_Stored data_
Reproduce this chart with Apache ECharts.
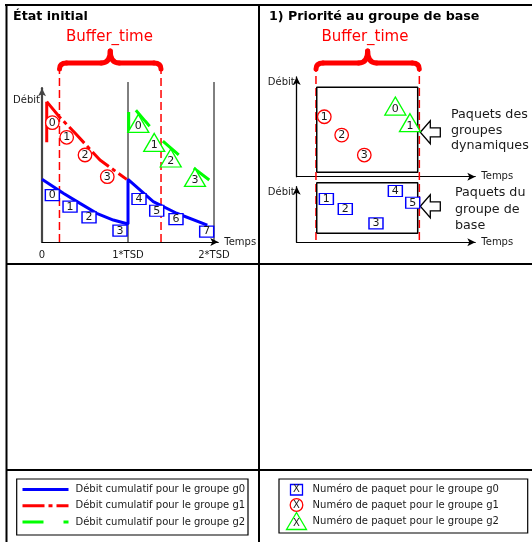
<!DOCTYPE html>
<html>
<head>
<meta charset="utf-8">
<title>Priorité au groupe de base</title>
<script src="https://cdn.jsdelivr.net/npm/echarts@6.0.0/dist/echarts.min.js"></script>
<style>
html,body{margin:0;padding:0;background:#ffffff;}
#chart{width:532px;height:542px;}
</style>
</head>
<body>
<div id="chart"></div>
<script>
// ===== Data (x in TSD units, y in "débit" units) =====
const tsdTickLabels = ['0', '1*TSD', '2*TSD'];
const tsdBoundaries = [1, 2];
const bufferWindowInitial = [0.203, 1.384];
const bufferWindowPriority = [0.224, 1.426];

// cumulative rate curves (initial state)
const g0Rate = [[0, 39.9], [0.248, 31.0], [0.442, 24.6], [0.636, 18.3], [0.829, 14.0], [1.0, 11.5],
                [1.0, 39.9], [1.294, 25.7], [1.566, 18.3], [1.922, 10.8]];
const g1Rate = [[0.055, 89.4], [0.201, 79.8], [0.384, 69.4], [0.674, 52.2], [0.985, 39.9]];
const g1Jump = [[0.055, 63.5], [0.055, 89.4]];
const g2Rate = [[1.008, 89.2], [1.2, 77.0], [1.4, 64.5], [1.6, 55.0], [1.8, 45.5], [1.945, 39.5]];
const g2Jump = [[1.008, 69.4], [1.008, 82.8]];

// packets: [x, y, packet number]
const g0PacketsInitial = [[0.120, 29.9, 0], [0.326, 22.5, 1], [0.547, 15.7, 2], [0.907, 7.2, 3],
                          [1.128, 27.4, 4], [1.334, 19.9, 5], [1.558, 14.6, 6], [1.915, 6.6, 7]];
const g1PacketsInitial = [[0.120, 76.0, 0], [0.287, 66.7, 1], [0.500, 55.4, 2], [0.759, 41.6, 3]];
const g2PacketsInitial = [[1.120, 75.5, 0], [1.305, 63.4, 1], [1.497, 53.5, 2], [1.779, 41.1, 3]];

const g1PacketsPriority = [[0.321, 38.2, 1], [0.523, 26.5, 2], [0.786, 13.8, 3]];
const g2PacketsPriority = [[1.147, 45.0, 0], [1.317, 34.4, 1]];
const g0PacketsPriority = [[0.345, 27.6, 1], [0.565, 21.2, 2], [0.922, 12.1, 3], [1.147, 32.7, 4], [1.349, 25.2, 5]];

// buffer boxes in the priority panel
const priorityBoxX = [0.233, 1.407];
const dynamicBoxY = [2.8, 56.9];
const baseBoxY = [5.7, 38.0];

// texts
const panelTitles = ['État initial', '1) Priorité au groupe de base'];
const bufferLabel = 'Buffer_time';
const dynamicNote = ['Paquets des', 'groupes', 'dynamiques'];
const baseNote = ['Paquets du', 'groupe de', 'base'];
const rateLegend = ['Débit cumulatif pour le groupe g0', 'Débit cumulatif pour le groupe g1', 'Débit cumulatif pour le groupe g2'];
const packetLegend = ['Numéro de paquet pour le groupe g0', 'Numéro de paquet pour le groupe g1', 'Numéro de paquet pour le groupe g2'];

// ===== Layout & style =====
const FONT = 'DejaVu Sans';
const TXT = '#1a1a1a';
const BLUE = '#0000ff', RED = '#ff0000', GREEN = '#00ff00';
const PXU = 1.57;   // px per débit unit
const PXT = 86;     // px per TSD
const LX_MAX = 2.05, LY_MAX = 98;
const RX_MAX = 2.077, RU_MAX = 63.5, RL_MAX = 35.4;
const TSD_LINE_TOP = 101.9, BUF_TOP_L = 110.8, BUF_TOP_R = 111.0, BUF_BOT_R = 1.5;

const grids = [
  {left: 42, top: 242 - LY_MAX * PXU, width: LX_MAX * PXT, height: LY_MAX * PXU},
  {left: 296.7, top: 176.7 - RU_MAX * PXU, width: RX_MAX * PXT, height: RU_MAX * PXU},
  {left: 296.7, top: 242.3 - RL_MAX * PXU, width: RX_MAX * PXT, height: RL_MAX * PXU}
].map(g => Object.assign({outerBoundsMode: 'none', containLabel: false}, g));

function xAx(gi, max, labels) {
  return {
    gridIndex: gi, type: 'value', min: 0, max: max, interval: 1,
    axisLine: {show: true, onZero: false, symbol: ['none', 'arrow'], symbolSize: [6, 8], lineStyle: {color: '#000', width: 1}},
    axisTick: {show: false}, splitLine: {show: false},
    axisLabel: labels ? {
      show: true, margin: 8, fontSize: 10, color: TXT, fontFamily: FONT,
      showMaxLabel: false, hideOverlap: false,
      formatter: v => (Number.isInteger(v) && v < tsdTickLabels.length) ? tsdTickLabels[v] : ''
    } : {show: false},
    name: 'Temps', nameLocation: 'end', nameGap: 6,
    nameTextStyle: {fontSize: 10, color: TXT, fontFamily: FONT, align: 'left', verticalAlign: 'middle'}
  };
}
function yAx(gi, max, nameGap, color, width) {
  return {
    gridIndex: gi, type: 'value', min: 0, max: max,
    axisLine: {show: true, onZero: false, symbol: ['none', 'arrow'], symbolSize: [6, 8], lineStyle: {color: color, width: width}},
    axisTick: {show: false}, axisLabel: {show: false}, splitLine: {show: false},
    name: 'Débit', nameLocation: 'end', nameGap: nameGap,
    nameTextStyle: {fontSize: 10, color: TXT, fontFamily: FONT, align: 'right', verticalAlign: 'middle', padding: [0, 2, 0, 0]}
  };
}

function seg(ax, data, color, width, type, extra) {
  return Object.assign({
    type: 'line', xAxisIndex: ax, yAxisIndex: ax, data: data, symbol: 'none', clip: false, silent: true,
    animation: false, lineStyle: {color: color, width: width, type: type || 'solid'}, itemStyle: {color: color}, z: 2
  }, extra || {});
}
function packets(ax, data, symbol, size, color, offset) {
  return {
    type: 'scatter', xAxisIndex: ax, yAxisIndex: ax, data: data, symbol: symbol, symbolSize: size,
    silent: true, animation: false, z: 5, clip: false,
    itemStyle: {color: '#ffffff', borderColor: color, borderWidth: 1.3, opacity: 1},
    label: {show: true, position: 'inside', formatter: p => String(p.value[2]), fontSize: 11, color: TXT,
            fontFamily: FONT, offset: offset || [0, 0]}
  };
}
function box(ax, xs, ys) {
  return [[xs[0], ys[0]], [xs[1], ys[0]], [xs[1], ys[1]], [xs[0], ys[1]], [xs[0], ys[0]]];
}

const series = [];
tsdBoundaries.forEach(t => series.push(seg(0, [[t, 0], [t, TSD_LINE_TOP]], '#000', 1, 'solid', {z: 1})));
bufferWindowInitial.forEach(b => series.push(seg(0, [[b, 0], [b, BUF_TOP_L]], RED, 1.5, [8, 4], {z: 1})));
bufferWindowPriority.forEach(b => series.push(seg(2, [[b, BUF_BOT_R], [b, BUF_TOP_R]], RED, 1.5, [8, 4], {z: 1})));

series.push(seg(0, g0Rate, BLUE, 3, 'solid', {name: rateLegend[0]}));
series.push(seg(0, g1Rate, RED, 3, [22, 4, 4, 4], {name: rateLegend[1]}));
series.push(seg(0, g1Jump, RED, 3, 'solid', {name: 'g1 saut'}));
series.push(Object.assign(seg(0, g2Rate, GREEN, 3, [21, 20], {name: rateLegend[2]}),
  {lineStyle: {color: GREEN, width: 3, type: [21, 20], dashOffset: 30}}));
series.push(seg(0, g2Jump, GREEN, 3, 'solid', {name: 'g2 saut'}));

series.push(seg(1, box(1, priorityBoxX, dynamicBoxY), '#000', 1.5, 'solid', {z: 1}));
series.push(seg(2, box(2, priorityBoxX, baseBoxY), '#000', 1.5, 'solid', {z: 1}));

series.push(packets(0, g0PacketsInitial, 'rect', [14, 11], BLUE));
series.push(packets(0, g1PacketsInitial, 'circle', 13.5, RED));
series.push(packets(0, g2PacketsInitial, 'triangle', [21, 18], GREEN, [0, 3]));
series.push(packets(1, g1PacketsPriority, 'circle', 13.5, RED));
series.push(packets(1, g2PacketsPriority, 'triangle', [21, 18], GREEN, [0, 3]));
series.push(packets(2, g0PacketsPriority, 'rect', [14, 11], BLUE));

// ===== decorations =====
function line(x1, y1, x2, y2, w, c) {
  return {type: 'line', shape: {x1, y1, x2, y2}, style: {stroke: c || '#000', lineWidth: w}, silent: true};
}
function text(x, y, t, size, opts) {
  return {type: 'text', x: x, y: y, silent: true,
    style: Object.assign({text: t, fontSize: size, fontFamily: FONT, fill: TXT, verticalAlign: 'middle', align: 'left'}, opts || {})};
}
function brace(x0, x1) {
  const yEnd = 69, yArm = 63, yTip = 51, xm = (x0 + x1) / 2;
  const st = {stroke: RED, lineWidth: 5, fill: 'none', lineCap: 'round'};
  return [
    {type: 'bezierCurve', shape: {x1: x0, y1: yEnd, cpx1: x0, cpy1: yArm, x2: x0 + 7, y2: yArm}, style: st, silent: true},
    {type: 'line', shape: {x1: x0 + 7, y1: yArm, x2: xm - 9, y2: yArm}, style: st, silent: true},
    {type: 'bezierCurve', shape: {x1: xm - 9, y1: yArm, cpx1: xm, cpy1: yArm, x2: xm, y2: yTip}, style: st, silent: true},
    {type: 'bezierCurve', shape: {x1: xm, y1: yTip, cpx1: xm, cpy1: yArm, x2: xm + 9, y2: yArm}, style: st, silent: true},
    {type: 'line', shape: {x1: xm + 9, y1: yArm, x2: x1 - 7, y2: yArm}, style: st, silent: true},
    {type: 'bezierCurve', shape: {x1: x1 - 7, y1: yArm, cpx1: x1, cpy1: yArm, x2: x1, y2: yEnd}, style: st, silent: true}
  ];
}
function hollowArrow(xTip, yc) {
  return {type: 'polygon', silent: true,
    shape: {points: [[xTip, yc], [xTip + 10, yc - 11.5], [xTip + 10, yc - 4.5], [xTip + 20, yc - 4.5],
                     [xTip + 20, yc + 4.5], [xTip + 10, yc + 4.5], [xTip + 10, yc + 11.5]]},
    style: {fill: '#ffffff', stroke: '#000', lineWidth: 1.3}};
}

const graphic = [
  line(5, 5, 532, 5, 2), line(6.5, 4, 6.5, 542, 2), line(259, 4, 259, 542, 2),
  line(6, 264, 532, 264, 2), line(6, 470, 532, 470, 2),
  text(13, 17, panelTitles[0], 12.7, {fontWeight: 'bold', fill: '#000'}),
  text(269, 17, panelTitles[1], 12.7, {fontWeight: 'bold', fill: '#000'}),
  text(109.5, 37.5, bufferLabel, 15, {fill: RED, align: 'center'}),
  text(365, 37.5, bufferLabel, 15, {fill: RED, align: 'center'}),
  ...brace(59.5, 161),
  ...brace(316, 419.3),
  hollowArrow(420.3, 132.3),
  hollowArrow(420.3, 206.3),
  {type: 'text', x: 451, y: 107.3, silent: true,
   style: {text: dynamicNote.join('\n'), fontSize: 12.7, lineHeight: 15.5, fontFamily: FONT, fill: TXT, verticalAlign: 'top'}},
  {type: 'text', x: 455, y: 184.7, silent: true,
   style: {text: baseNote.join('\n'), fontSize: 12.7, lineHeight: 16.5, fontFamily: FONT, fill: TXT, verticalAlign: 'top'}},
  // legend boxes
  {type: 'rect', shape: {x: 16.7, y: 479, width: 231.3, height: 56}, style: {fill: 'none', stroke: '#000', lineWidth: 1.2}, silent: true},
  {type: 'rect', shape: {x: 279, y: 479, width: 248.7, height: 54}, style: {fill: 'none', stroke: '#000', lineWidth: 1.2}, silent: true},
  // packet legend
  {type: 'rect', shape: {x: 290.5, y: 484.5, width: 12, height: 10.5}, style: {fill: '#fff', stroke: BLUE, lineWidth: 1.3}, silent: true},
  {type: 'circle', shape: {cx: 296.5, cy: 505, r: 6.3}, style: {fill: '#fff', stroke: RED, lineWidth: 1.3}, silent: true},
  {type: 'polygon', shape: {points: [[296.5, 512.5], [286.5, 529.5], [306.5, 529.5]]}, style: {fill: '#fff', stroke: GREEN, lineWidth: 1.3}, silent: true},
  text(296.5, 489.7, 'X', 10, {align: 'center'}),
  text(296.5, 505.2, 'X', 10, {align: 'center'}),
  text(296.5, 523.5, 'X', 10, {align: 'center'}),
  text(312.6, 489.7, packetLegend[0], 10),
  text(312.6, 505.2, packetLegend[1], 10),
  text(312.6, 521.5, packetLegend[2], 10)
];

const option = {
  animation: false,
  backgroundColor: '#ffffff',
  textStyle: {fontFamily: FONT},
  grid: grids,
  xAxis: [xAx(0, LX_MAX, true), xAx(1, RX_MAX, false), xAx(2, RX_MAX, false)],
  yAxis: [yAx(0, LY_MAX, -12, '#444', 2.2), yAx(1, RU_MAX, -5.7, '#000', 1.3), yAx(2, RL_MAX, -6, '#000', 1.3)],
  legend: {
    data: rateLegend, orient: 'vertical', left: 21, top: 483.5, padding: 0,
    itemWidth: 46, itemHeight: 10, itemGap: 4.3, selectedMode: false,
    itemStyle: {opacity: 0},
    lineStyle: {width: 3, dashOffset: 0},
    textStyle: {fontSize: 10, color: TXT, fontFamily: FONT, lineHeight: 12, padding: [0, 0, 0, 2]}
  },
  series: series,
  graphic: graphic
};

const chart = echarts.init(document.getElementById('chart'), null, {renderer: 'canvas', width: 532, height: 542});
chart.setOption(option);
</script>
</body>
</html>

_Directions for this task_
Make an exact copy of the lines from the top of the material through the line with "const bufferWindowPriority = [0.224, 1.426];", pictures excluded.

_Response to this exercise_
Reproduce this chart with Apache ECharts.
<!DOCTYPE html>
<html>
<head>
<meta charset="utf-8">
<title>Priorité au groupe de base</title>
<script src="https://cdn.jsdelivr.net/npm/echarts@6.0.0/dist/echarts.min.js"></script>
<style>
html,body{margin:0;padding:0;background:#ffffff;}
#chart{width:532px;height:542px;}
</style>
</head>
<body>
<div id="chart"></div>
<script>
// ===== Data (x in TSD units, y in "débit" units) =====
const tsdTickLabels = ['0', '1*TSD', '2*TSD'];
const tsdBoundaries = [1, 2];
const bufferWindowInitial = [0.203, 1.384];
const bufferWindowPriority = [0.224, 1.426];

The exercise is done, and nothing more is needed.